The basis for this work is partly technological in nature. Werner and her colleagues had 20 high-tech instruments shipped to the USA to collect data at the one-of-a-kind research complex. The team uses devices like laser and mass spectrographs to follow in real time what route individual atoms, BVOCs, and carbon dioxide molecules take in the plants. The scientists can observe by the minute and hour how trees and shrubs in Biosphere 2 respond to changed conditions. “Everyone gets excited about it,” says Werner. The technology also enables the research team to follow the results of so-called isotope labeling in real time. This method involves marking water and carbon dioxide so that their movements can be followed within the ecosystem. For this purpose, the researchers first hermetically sealed the forest and then blew marked carbon dioxide into the air in the morning. The carbon dioxide was absorbed into the leaves and the BVOCs within a short period of time, and the researchers could watch how it was led along the tree trunks from the crown to the ground. At the end of the drought, they repeated the experiment with twice the amount of marked CO2. Stable isotope marking can be used for long-term experiments too. For example, in the coming years the team will be analyzing how long the carbon remains stable in the soil. After the artificially induced drought, Biosphere 2 was irrigated again from below. This allows the researchers to determine how important deep-rooting plants and trees are for the ecosystem.

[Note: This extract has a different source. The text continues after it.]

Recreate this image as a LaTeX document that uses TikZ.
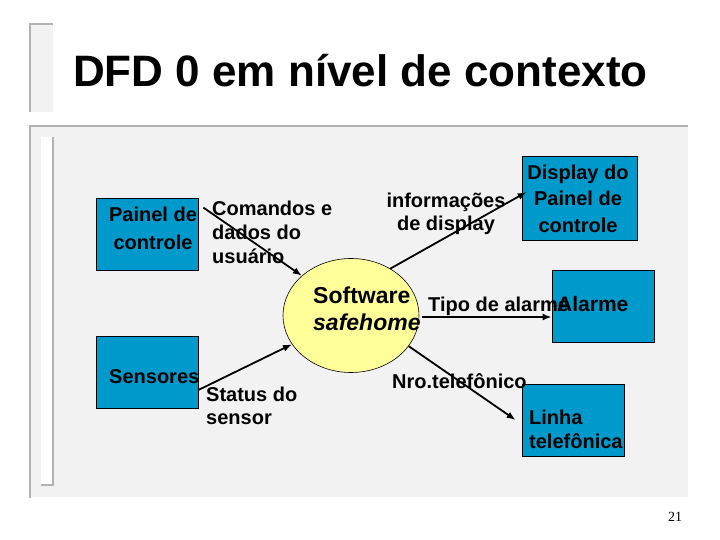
\documentclass[tikz,border=0pt]{standalone}
\usepackage{fontspec}
\setmainfont{Liberation Sans}
\newfontfamily\numfont{Liberation Serif}
\usepackage{tikz}
\usetikzlibrary{arrows.meta,shapes.geometric,positioning}
\definecolor{boxblue}{RGB}{0,153,204}
\definecolor{bubble}{RGB}{255,255,153}
\definecolor{slidebg}{RGB}{242,242,242}
\definecolor{rule}{RGB}{178,178,178}
\newcommand{\lblfont}{\bfseries\fontsize{20}{24}\selectfont}
\tikzset{
  entity/.style={draw=black, line width=0.8pt, fill=boxblue, inner sep=0, minimum width=102pt, minimum height=72pt},
  lbl/.style={inner sep=0, font=\lblfont},
  flow/.style={-{Latex[length=9pt,width=7pt]}, line width=1.8pt},
  frameline/.style={draw=rule, line width=2pt}
}
\begin{document}
\begin{tikzpicture}[x=1pt,y=-1pt]
\path[use as bounding box, fill=white] (0,0) rectangle (720,540);

\fill[slidebg] (30,24) rectangle (53,112);
\draw[frameline] (53,24) -- (30,24) -- (30,112);
\fill[slidebg] (30,126) rectangle (688,497);
\draw[frameline] (688,126) -- (30,126) -- (30,498);
\fill[white] (41,137) rectangle (53,485);
\draw[frameline] (53,137) -- (53,485) -- (41,485);

\node[anchor=base west, inner sep=0, font=\bfseries\fontsize{44}{44}\selectfont] (title) at (73,87) {DFD 0 em nível de contexto};

\node[entity] (painel) at (147,234) {};
\node[entity] (sens) at (147,372) {};
\node[entity, minimum width=115pt, minimum height=84pt] (disp) at (579.5,198) {};
\node[entity] (alarme) at (603,306) {};
\node[entity] (linha) at (573,420) {};
\node[ellipse, draw=black, line width=0.6pt, fill=bubble, inner sep=0, minimum width=136pt, minimum height=114pt] (sw) at (351,315.5) {};

\node[lbl, anchor=north, align=center, font=\bfseries\fontsize{20}{28}\selectfont] (painel-txt) at (153,206.5) {Painel de\\controle};
\node[lbl, anchor=base west] (sens-txt) at (109,383) {Sensores};
\node[lbl, anchor=north, align=center, font=\bfseries\fontsize{20}{26.5}\selectfont] (disp-txt) at (578,164.5) {Display do\\Painel de\\controle};
\node[lbl, anchor=base west, font=\bfseries\fontsize{21}{24}\selectfont] (alarme-txt) at (557,311) {Alarme};
\node[lbl, anchor=north west, align=left] (linha-txt) at (529,409.5) {Linha\\telefônica};
\node[lbl, anchor=north west, align=left, font=\bfseries\fontsize{23}{27}\selectfont] (sw-txt) at (313,286.5) {Software\\\textit{safehome}};

\draw[flow] ([xshift=5pt,yshift=-10pt]painel.north east) -- (sw.141);
\draw[flow] ([yshift=-18pt]sens.east) -- (sw.206);
\draw[flow] (sw.50) -- ([xshift=5pt,yshift=6pt]disp.west);
\draw[flow] ([xshift=3pt,yshift=-1.5pt]sw.east) -- ([yshift=-11pt]alarme.west);
\draw[flow] (sw.-28) -- ([xshift=-6pt]linha.west);

\node[lbl, anchor=north west, align=left] (cmd) at (212,200.5) {Comandos e\\dados do\\usuário};
\node[lbl, anchor=north west, align=left, font=\bfseries\fontsize{20}{23}\selectfont] (status) at (206,386.5) {Status do\\sensor};
\node[lbl, anchor=north, align=center, font=\bfseries\fontsize{20}{23}\selectfont] (info) at (446,192.5) {informações\\de display};
\node[lbl, anchor=base west] (tipo) at (428,311) {Tipo de alarme};
\node[lbl, anchor=base west] (nro) at (392,388) {Nro.telefônico};

\node[anchor=base west, inner sep=0, font=\numfont\fontsize{14}{14}\selectfont] (pagenum) at (668,521) {21};
\end{tikzpicture}
\end{document}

Influence on the Ecosystem as a Whole

Another exciting aspect is diversity. “It is evidently the case that the more diverse a forest is, the better it is at buffering its responses – meaning that it can cope better with changes in the ecosystem than a homogeneous forest,” explains Werner. Determining what influence various species have on the flow of the ecosystem as a whole is one of the future tasks awaiting the scientists. But this and many other questions will have to remain unanswered for a while yet, because as long as the experiment with “little Earth” is running, the participants need to devote their full concentration to measuring everything they can, compiling data, observing, and taking samples. All of this data will be analyzed later on. But in the meantime, the researchers have plenty to keep them busy: Air conditioners break down, equipment fails, and there have also been repeated problems with clogging in the four kilometers of Teflon tubing laid throughout the Biosphere 2 forest. “Coordinating this project is an enormous challenge. I’m constantly occupied with all manner of small tasks and organizational matters, because there’s always something to set straight somewhere,” says the Freiburg professor. And to explain why she is enthusiastic about the project all the same, she adds immediately: “I’ve never seen such a crazy experiment anywhere else.”